Dans un essai aussi surprenant que stimulant, Antoine Compagnon interroge la littérature et les « retours sur investissement » permis par cette dernière (La Littérature, ça paye !, aux éditions Equateurs).
Sale temps pour les études littéraires ! Quand l’étude des langues classiques se réduit à peau de chagrin, quand le niveau de français s’effondre dans la quasi indifférence générale, quand la lecture de La Princesse de Clèves a été jugée obsolète par un ancien président, il y a effectivement de quoi s’inquiéter. Il suffit également de songer à la mine contrite des conseillers d’orientation face à un étudiant désireux de s’orienter vers les lettres pour avoir un aperçu du manque de reconnaissance de la filière. Le marché du travail est dorénavant ainsi fait : la sélection se fait par l’argent, dans les business school ou les écoles de communication et de journalisme (quand elles ne sont pas tout cela à la fois), pour acheter un diplôme et un carnet d’anciens d’élèves afin d’être coopté le plus rapidement possible. Dans un tel marasme, l’essai d’Antoine Compagnon n’en semble que plus surprenant.
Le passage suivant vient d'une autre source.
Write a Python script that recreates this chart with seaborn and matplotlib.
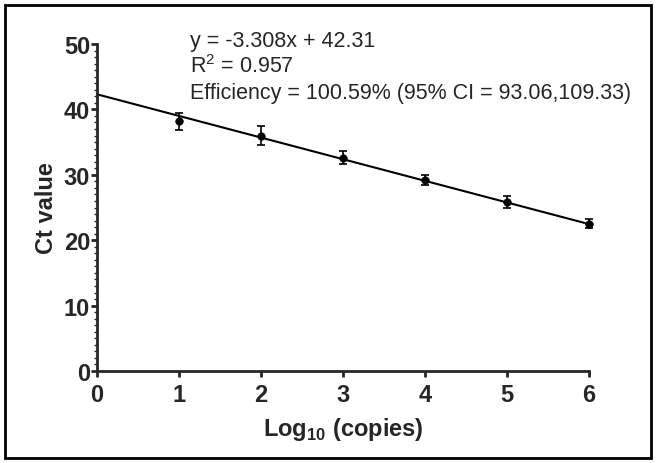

La littérature, ça paye ? Oui, répond-il avec pragmatisme, « La littérature donne ce que la langue anglaise nomme la literary literacy« , autrement dit « La lettrure (…) tout simplement la culture, la cultura animi, disait-on en latin, l’instruction littéraire ». Au-delà du cadre strictement scolaire, le goût de la lecture n’est pas qu’un art de l’oisiveté réservé à une élite éloignée des préoccupations quotidiennes. Comme le montre Antoine Compagnon, la culture littéraire permet un pas de côté pour analyser la société, mettre en récit, conceptualiser, ce n’est pas un placement à court mais à long terme, qui rend meilleur dans son métier : « Il est aujourd’hui reconnu (…) qu’on devient de meilleurs juristes, de meilleurs médecins, de meilleurs conservateurs de musée, quand on a de la lettrure ». Un ouvrage nécessaire donc, à faire lire à HEC comme à la Sorbonne, pour déciller les yeux parfois obtus des business men comme pour donner un regain d’espoir aux étudiants littéraires souvent déboussolés.